When the Yes World Tour of 1979 closes, the members of the band will be looking forward to a vacation. Clair Brothers will be returning home to the drawing board to overcome problems encountered on this tour and begin preparations for the staging of the next tour. Nigel Luby is headed for Montreux, Switzerland, where he hopes to begin other involvements and hopes to spend his vacation in the studio working on a new project.
For those who haven't seen any shows "in the round" I can explain. They were used for the Tormato and Drama tours. The stage was cozy, just large enough for the band. Since it's centered the only way off and on is through the audience. It turns slowly. It reverses direction every once and a while. Cabling must be a nightmare. The vocalist's place is raised in the center. The best thing is that every seat in the house is pretty good. Sound too -- there's a circular sound system "flying" over the stage. Onstage amps must be inconspicuous. Wakeman's keyboards were very cramped (and reduced).
I saw them on all of the US tours during this period, the last being the Tormato tour, which was when they first used the revolving stage. That tour they played to houses only about 3/4 full and it was clear that the old, space-operatic Yes was not long for this world. Of course, that was 1979 and the height of the Punk scene and anything that didn't harken back to basic three chord structure and Farfisa organs was increasingly suspect.
There were two tours in the round, 1978 & 1979. The TORMATO tour was in 1978; in 1979 Yes toured with the same show with no album to support (I think the live album was the ultimate reason). I saw two shows in 1978 at the Los Angeles Forum, and in 1979 I saw two shows at the Long Beach Arena and one show at the San Diego Sports Arena. All shows were near or total sellouts.

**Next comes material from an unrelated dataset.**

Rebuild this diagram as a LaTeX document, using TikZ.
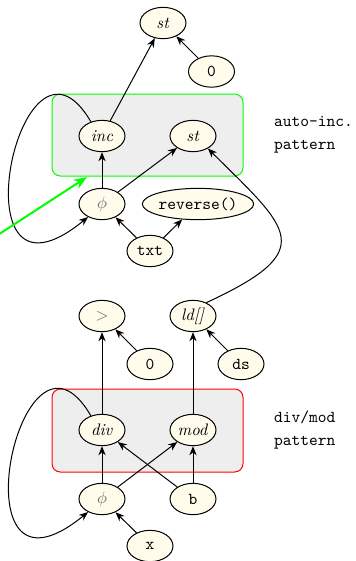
\documentclass[tikz,border=0pt]{standalone}
\usepackage{amssymb}
\usepackage{amsmath}
\usepackage{tikz}
\usetikzlibrary{arrows.meta,shapes.geometric}
\definecolor{nodebg}{RGB}{255,252,236}
\definecolor{phigray}{RGB}{105,105,105}

\begin{document}
\begin{tikzpicture}[x=0.6pt,y=-0.6pt,line width=0.6pt,
		op/.style={draw,ellipse,fill=nodebg,minimum width=27.6pt,minimum height=18.8pt,inner sep=0pt},
		lit/.style={op,font=\ttfamily},
		grp/.style={rounded corners=5pt,fill=gray!13},
		>={Stealth[length=5.5pt,width=4.4pt,inset=1.8pt]}]
		\useasboundingbox (0,0) rectangle (355,561);
		
		\draw[grp,draw=green] (52,94) rectangle (243,176);
		\draw[grp,draw=red] (52,389) rectangle (243,472);
		\node[align=left,anchor=west,font=\ttfamily] (autolbl) at (268,134.5) {auto-inc.\\[1.8pt]pattern};
		\node[align=left,anchor=west,font=\ttfamily] (divlbl) at (268,430) {div/mod\\[1.8pt]pattern};
		
		\node[op] (st1) at (163,23) {\textit{st}};
		\node[lit] (zero1) at (211.5,71.5) {0};
		\node[op] (inc) at (102,136) {\textit{inc}};
		\node[op] (st2) at (193,136) {\textit{st}};
		\node[op] (phi1) at (102,204) {\color{phigray}$\phi$};
		\node[lit,minimum width=64.8pt] (rev) at (198,204) {reverse()};
		\node[lit] (txt) at (150,251) {txt};
		
		\node[op] (cmp) at (102,316) {\color{phigray}$>$};
		\node[op] (ld) at (193,316) {\textit{ld[]}};
		\node[lit] (zero2) at (150,364) {0};
		\node[lit] (ds) at (241,364) {ds};
		\node[op] (div) at (102,430) {\textit{div}};
		\node[op] (mod) at (193,430) {\textit{mod}};
		\node[op] (phi2) at (102,499) {\color{phigray}$\phi$};
		\node[lit] (bv) at (193,499) {b};
		\node[lit] (xv) at (150,546) {x};
		
		\foreach \a/\b in {inc/st1, zero1/st1, phi1/inc, phi1/st2, txt/phi1, txt/rev,
			div/cmp, zero2/cmp, mod/ld, ds/ld, phi2/div, phi2/mod, bv/div, bv/mod, xv/phi2}
			\draw[->] (\a) -- (\b);
		
		\draw[->] (inc.128) .. controls +(-71,-122) and +(-137,112) .. (phi1.223);
		\draw[->] (div.128) .. controls +(-71,-122) and +(-137,112) .. (phi2.223);
		\draw[->] (ld.45) .. controls (320,250) and (290,230) .. (st2.-40);
		
		\coordinate (hint) at (-30,253);
		\coordinate (hintend) at (87,177);
		\draw[-{Stealth[length=8pt,width=6pt,inset=2.5pt]},green,very thick] (hint) -- (hintend);
	\end{tikzpicture}
\end{document}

Paul says on the last tour the houses were 3/4 full; maybe this was true in the some cities but not all. I'd like to hear from others who saw the last tour in other cities to see what the turnout was like there. Though Paul was correct in his remark that the punk movement was in full swing nevertheless I remember reading that the last tour was one of Yes' most successful.
Notes From The Edge
Alan White interview by Mike Tiano from NFTE #66 MOT: You never played "Abilene" live, did you?
AW: Yeah, we did it once, a few times.
MOT: That's one of the more obscure Yes songs because it's the b-side of "Don't Kill the Whale".
AW: That's right...yeah, because "Don't Kill the Whale" was on the other side, that's right...
MOT: Where did you play it: Europe, or America, or do you remember?
AW: We did it in Abilene.
The 1978-79 TORMATO tour medley also included a snippet of 'The Ancient' that was repeated twice.
The 1978 tour was the first one where they DIDN'T have an opening act.
Seconds Magazine Jon Anderson Interview G: Damien sang with you on Circus of Heaven, right? You never sang that in concert, why?
J: No, well, actually we did. Yeah, we used a tape of his voice because Damien is unpredictable.